I always use the sandbox principle: “So, who wants to play with the shovel? Who wants the rake?”—and so on. One divides the project into several parts and then asks, “Who wants to take care of this, and who wants to do that?” If nobody volunteers, then ask, “Are there any problems we should deal with?” Someone will definitely respond, and then you say, “So, that’s what you’re concerned about. Do you have any ideas about how to solve it?” Then ask, “Who else is interested in this?” and when several people have come together, you say to them, “Good, you’re all interested in that, so sit down together and figure it out!”

If you spend a lot of time sitting around chatting, then it’s good for the coffee industry and the people who sell armchairs. But if you want to get something done, then always keep things fresh, cut through problems, don’t allow trips, keep everything constructive, and say, “You do this and you do that.
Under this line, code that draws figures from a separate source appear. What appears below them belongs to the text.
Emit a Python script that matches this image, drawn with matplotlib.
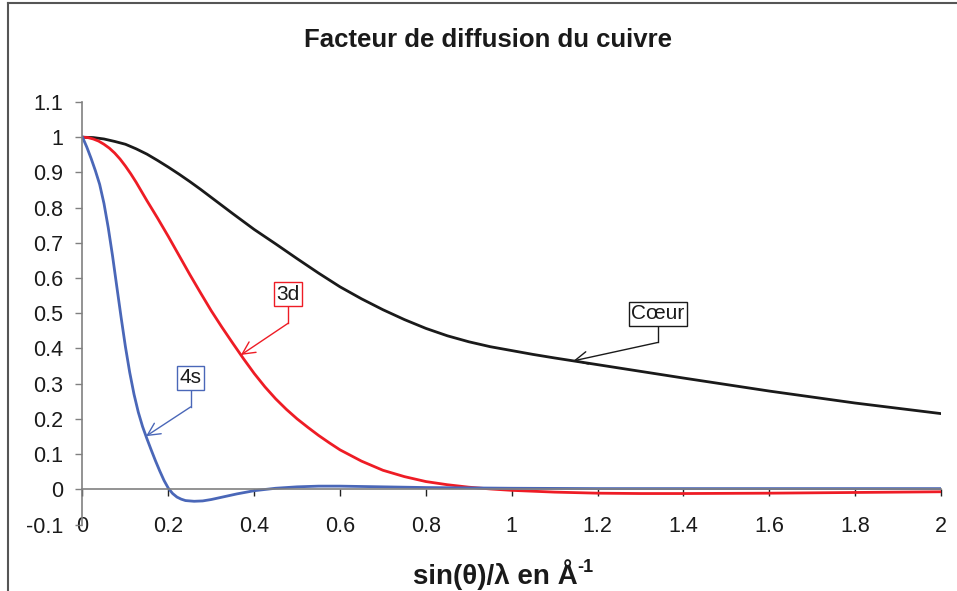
import numpy as np
import matplotlib
matplotlib.use("Agg")
import matplotlib.pyplot as plt
from matplotlib.lines import Line2D

plt.rcParams["font.family"] = ["Liberation Sans", "DejaVu Sans"]

# --- Data ---
x_coeur = [0, 0.025, 0.05, 0.075, 0.1, 0.125, 0.15, 0.175, 0.2, 0.225, 0.25,
           0.275, 0.3, 0.35, 0.4, 0.45, 0.5, 0.55, 0.6, 0.65, 0.7, 0.75, 0.8,
           0.85, 0.9, 0.95, 1.0, 1.05, 1.1, 1.2, 1.3, 1.4, 1.6, 1.8, 2.0]
f_coeur = [1.0, 0.999, 0.995, 0.988, 0.980, 0.967, 0.952, 0.934, 0.915, 0.895,
           0.874, 0.852, 0.829, 0.783, 0.738, 0.697, 0.655, 0.614, 0.575, 0.541,
           0.510, 0.482, 0.457, 0.436, 0.419, 0.405, 0.394, 0.383, 0.373, 0.354,
           0.335, 0.316, 0.279, 0.245, 0.215]

x_3d = [0, 0.0125, 0.025, 0.0375, 0.05, 0.0625, 0.075, 0.0875, 0.1, 0.1125,
        0.125, 0.1375, 0.15, 0.175, 0.2, 0.225, 0.25, 0.275, 0.3, 0.325, 0.35,
        0.375, 0.4, 0.425, 0.45, 0.475, 0.5, 0.525, 0.55, 0.575, 0.6, 0.65,
        0.7, 0.75, 0.8, 0.85, 0.9, 0.95, 1.0, 1.1, 1.2, 1.3, 1.4, 1.6, 1.8, 2.0]
f_3d = [1.0, 0.999, 0.995, 0.989, 0.980, 0.969, 0.955, 0.938, 0.918, 0.896,
        0.872, 0.846, 0.820, 0.770, 0.718, 0.664, 0.610, 0.558, 0.507, 0.460,
        0.415, 0.371, 0.329, 0.291, 0.257, 0.227, 0.200, 0.176, 0.153, 0.132,
        0.112, 0.080, 0.054, 0.036, 0.022, 0.013, 0.006, 0.001, -0.003, -0.008,
        -0.011, -0.012, -0.012, -0.011, -0.009, -0.007]

x_4s = [0, 0.01, 0.02, 0.03, 0.04, 0.05, 0.06, 0.07, 0.08, 0.09, 0.10, 0.11,
        0.12, 0.13, 0.14, 0.15, 0.16, 0.17, 0.18, 0.19, 0.20, 0.21, 0.22, 0.23,
        0.24, 0.26, 0.28, 0.30, 0.33, 0.36, 0.40, 0.45, 0.50, 0.55, 0.60, 0.70,
        0.80, 1.0, 1.2, 1.5, 2.0]
f_4s = [1.0, 0.972, 0.940, 0.905, 0.866, 0.812, 0.743, 0.663, 0.575, 0.488,
        0.405, 0.332, 0.270, 0.219, 0.178, 0.144, 0.112, 0.081, 0.052, 0.025,
        0.003, -0.012, -0.022, -0.028, -0.032, -0.034, -0.033, -0.029, -0.021,
        -0.013, -0.004, 0.003, 0.007, 0.009, 0.009, 0.007, 0.005, 0.003, 0.002,
        0.002, 0.002]

xticks = [0, 0.2, 0.4, 0.6, 0.8, 1.0, 1.2, 1.4, 1.6, 1.8, 2.0]
xtick_labels = ["0", "0.2", "0.4", "0.6", "0.8", "1", "1.2", "1.4", "1.6", "1.8", "2"]
yticks = [-0.1, 0, 0.1, 0.2, 0.3, 0.4, 0.5, 0.6, 0.7, 0.8, 0.9, 1.0, 1.1]
ytick_labels = ["-0.1", "0", "0.1", "0.2", "0.3", "0.4", "0.5", "0.6", "0.7",
                "0.8", "0.9", "1", "1.1"]

# --- Style ---
c_coeur = "#1a1a1a"
c_3d = "#ee1c25"
c_4s = "#4a67b8"

fig = plt.figure(figsize=(9.57, 5.91), dpi=100)
ax = fig.add_axes([0.0862, 0.1125, 0.8971, 0.7149])

ax.plot(x_coeur, f_coeur, color=c_coeur, lw=2.0, solid_joinstyle="round")
ax.plot(x_3d, f_3d, color=c_3d, lw=2.0, solid_joinstyle="round")
ax.plot(x_4s, f_4s, color=c_4s, lw=2.0, solid_joinstyle="round")

ax.set_xlim(0, 2)
ax.set_ylim(-0.1, 1.1)

for s in ["top", "right"]:
    ax.spines[s].set_visible(False)
ax.spines["left"].set_color("#808080")
ax.spines["left"].set_linewidth(1.2)
ax.spines["bottom"].set_position(("data", 0))
ax.spines["bottom"].set_color("#808080")
ax.spines["bottom"].set_linewidth(1.2)

ax.set_xticks(xticks)
ax.set_xticklabels(xtick_labels)
ax.set_yticks(yticks)
ax.set_yticklabels(ytick_labels)
ax.tick_params(axis="x", direction="out", length=5, width=1, color="#222222",
               labelsize=15.5, pad=14, labelcolor="#1a1a1a")
ax.tick_params(axis="y", direction="out", length=5, width=1, color="#808080",
               labelsize=15.5, pad=9, labelcolor="#1a1a1a")

# --- Labels with boxes and arrows ---
labels = [
    ("Cœur", c_coeur, (1.340, 0.498), 0.417, 1.1435, x_coeur, f_coeur),
    ("3d", c_3d, (0.4795, 0.554), 0.472, 0.369, x_3d, f_3d),
    ("4s", c_4s, (0.252, 0.317), 0.234, 0.148, x_4s, f_4s),
]
for txt, col, (tx, ty), corner_y, tip_x, xs, ys in labels:
    tip_y = np.interp(tip_x, xs, ys)
    ax.plot([tx, tx], [ty, corner_y], color=col, lw=1.0, zorder=4)
    ax.annotate("", xy=(tip_x, tip_y), xytext=(tx, corner_y),
                arrowprops=dict(arrowstyle="->,head_length=0.6,head_width=0.3",
                                color=col, lw=1.0, mutation_scale=15,
                                shrinkA=0, shrinkB=0), zorder=4)
    ax.text(tx, ty, txt, ha="center", va="center", fontsize=15,
            color="#1a1a1a", zorder=6,
            bbox=dict(boxstyle="square,pad=0.12", fc="white", ec=col, lw=1.0))

fig.text(0.510, 0.921, "Facteur de diffusion du cuivre", ha="center",
         va="baseline", fontsize=18.5, fontweight="bold", color="#1a1a1a")
xl = fig.text(0.518, 0.011, "sin(θ)/λ en Å", ha="center", va="baseline",
              fontsize=20, fontweight="bold", color="#1a1a1a")
renderer = fig.canvas.get_renderer()
bb = xl.get_window_extent(renderer)
fig.text((bb.x1 - 1) / 957, 0.011 + 12 / 591, "-1", ha="left", va="baseline",
         fontsize=13, fontweight="bold", color="#1a1a1a")

# --- Outer frame (top and left edges) ---
fig.add_artist(Line2D([8 / 957, 8 / 957], [0, 1 - 3 / 591],
                      transform=fig.transFigure, color="#555555", lw=1.5))
fig.add_artist(Line2D([8 / 957, 1], [1 - 3 / 591, 1 - 3 / 591],
                      transform=fig.transFigure, color="#555555", lw=1.5))

fig.savefig("out.png", dpi=100)
plt.close(fig)
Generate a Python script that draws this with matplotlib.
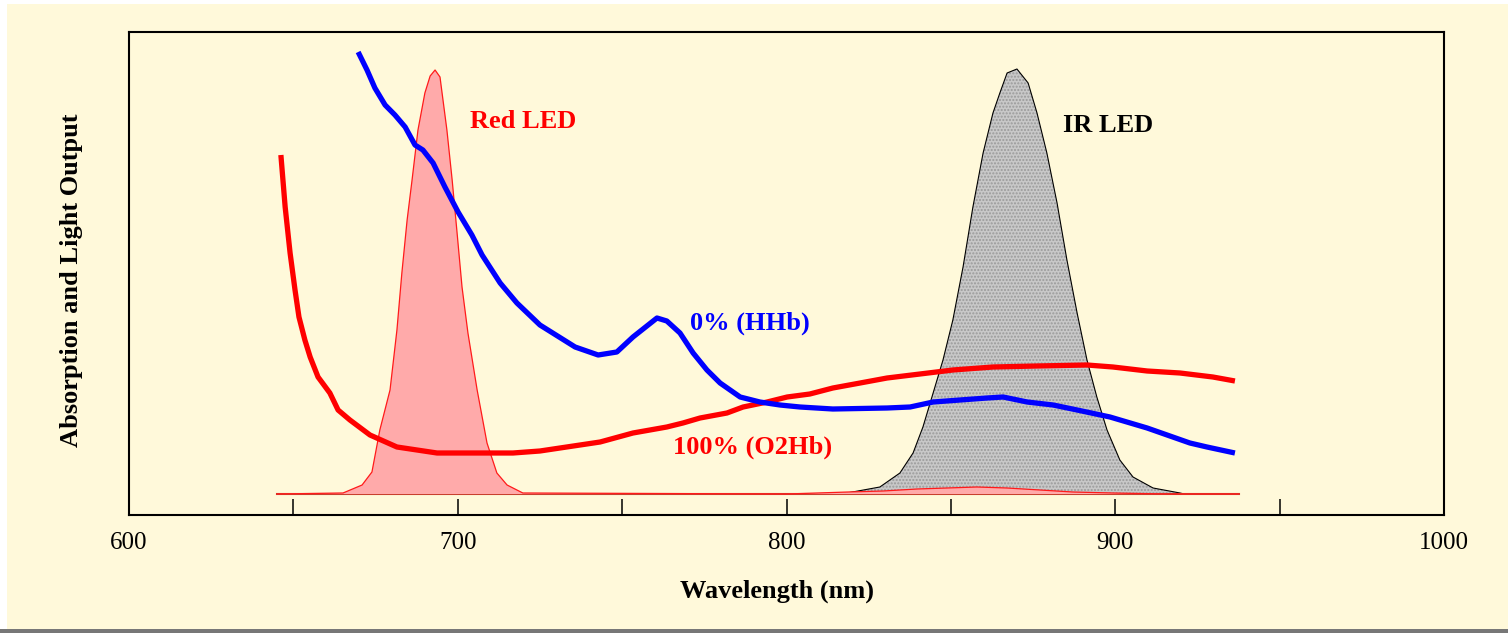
import matplotlib
matplotlib.use("Agg")
import matplotlib.pyplot as plt
from matplotlib.patches import Rectangle

plt.rcParams['font.family'] = ['Liberation Serif', 'DejaVu Serif']
plt.rcParams['hatch.linewidth'] = 1.0

# Red LED emission (nm, relative output), with its small secondary hump
red_led_nm = [645.0, 665.1, 670.9, 673.9, 676.3, 679.4, 681.5, 683.0, 684.6, 686.1,
              687.9, 690.0, 691.6, 693.1, 694.6, 696.7, 698.3, 699.8, 701.3, 703.1,
              705.9, 708.9, 711.9, 715.0, 719.8, 800.0, 818.7, 829.4, 839.7, 848.8,
              857.9, 867.1, 877.1, 887.1, 899.3, 915.7, 937.6]
red_led_out = [0, 1, 9, 22, 64, 104, 164, 221, 274, 314,
               364, 401, 418, 424, 417, 364, 314, 261, 207, 161,
               104, 51, 21, 9, 1, 0, 2, 3, 5, 6,
               7, 6, 4, 2, 1, 0, 0]

# IR LED emission
ir_led_nm = [816.3, 818.4, 828.4, 834.5, 838.5, 841.5, 844.6, 847.6, 850.6, 853.7,
             856.7, 859.8, 862.8, 864.9, 867.1, 870.1, 873.5, 876.2, 879.2, 882.3,
             885.3, 888.4, 891.4, 894.4, 897.5, 901.4, 905.4, 911.5, 919.7, 921.0]
ir_led_out = [0, 1, 7, 21, 41, 67, 101, 134, 174, 227,
              287, 341, 381, 401, 421, 425, 411, 381, 341, 291,
              234, 181, 134, 97, 64, 34, 17, 6, 1, 0]

# deoxygenated haemoglobin absorption (0% saturation)
hhb_nm = [669.7, 672.4, 674.8, 677.9, 680.9, 684.0, 687.0, 689.4, 692.5, 696.1,
          700.1, 704.3, 707.4, 712.9, 718.0, 725.0, 735.7, 742.7, 748.4, 753.3,
          760.6, 763.6, 767.6, 771.6, 775.8, 779.8, 785.9, 791.9, 798.0, 804.1,
          814.1, 830.6, 837.6, 844.6, 852.8, 861.0, 865.9, 873.2, 881.1, 888.4,
          898.4, 909.7, 922.7, 927.9, 936.4]
hhb_abs = [442, 424, 406, 389, 379, 367, 349, 344, 331, 307,
           282, 259, 239, 211, 191, 169, 147, 139, 142, 157,
           176, 173, 161, 141, 124, 111, 97, 92, 89, 87,
           85, 86, 87, 92, 94, 96, 97, 92, 89, 84,
           77, 66, 51, 47, 41]

# oxygenated haemoglobin absorption (100% saturation)
o2hb_nm = [646.2, 647.5, 649.0, 650.5, 651.7, 653.5, 655.1, 657.5, 661.1, 663.6,
           667.2, 673.3, 681.5, 693.7, 708.9, 716.8, 725.0, 743.3, 753.3, 763.6,
           768.5, 773.7, 781.9, 786.8, 794.1, 800.2, 807.1, 814.1, 822.4, 830.6,
           840.6, 850.6, 862.8, 876.2, 891.4, 899.3, 909.7, 919.7, 929.7, 936.4]
o2hb_abs = [339, 287, 241, 204, 177, 154, 137, 117, 101, 84,
            74, 59, 47, 41, 41, 41, 43, 52, 61, 67,
            71, 76, 81, 87, 92, 97, 100, 106, 111, 116,
            120, 124, 127, 128, 129, 127, 123, 121, 117, 113]

bg = '#FFF9DA'

fig = plt.figure(figsize=(15.08, 6.33), dpi=100)
fig.patch.set_facecolor('white')
fig.add_artist(Rectangle((7 / 1508, 4 / 633), 1 - 7 / 1508, 625 / 633,
                         transform=fig.transFigure, facecolor=bg, edgecolor='none', zorder=0))
fig.add_artist(Rectangle((0, 0), 1, 4 / 633, transform=fig.transFigure,
                         facecolor='#777777', edgecolor='none', zorder=0))

ax = fig.add_axes([129 / 1508, 118 / 633, 1315 / 1508, 483 / 633])
ax.set_facecolor('none')

# LED spectra
ax.fill_between(ir_led_nm, ir_led_out, 0, facecolor='#c8c8c8', edgecolor='#9a9a9a',
                hatch='.....', linewidth=0, zorder=2)
ax.plot(ir_led_nm, ir_led_out, color='black', lw=0.8, zorder=3)

ax.plot([red_led_nm[0], red_led_nm[-1]], [0, 0], color='#c8402f', lw=1.5, zorder=3)
ax.fill_between(red_led_nm, red_led_out, 0, facecolor='#FFAAAA', linewidth=0, zorder=4)
ax.plot(red_led_nm, red_led_out, color='#ff1a1a', lw=0.9, zorder=5)

# absorption curves
ax.plot(o2hb_nm, o2hb_abs, color='#ff0000', lw=3.8, zorder=6,
        solid_capstyle='butt', solid_joinstyle='round')
ax.plot(hhb_nm, hhb_abs, color='#0000ff', lw=3.8, zorder=7,
        solid_capstyle='butt', solid_joinstyle='round')

lbl = dict(fontsize=19, fontweight='bold', va='center', ha='left')
ax.text(703.7, 372, 'Red LED', color='#ff0000', **lbl)
ax.text(884.1, 368, 'IR LED', color='black', **lbl)
ax.text(770.6, 171, '0% (HHb)', color='#0000ff', **lbl)
ax.text(765.5, 47, '100% (O2Hb)', color='#ff0000', **lbl)

ax.set_xlim(600, 1000)
ax.set_ylim(-21, 462)
ax.set_xticks([600, 700, 800, 900, 1000])
ax.set_xticks([650, 750, 850, 950], minor=True)
ax.set_yticks([])
ax.tick_params(axis='x', which='both', direction='in', length=11.5, width=1.1,
               color='black', top=False)
ax.tick_params(axis='x', which='major', labelsize=18, pad=12)
for s in ax.spines.values():
    s.set_linewidth(1.5)
    s.set_color('black')

fig.text(72 / 1508, 1 - 280 / 633, 'Absorption and Light Output', rotation=90,
         fontsize=19, fontweight='bold', ha='center', va='center')
fig.text(777 / 1508, 1 - 591 / 633, 'Wavelength (nm)', fontsize=19,
         fontweight='bold', ha='center', va='center')

fig.savefig('out.png', dpi=100, facecolor=fig.get_facecolor())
You have a complaint there, so you are the specialist to figure it out.”

I always think of the others as dignified ladies and gentlemen; they all want the best and each of them has experience in something important. One must trust in people’s abilities and give them responsibility, not just unskilled jobs. If the result is not perfect right away, then talk it over and let them improve what they’re doing. This way, we play around with things until everybody is happy. It works well and saves a lot of time.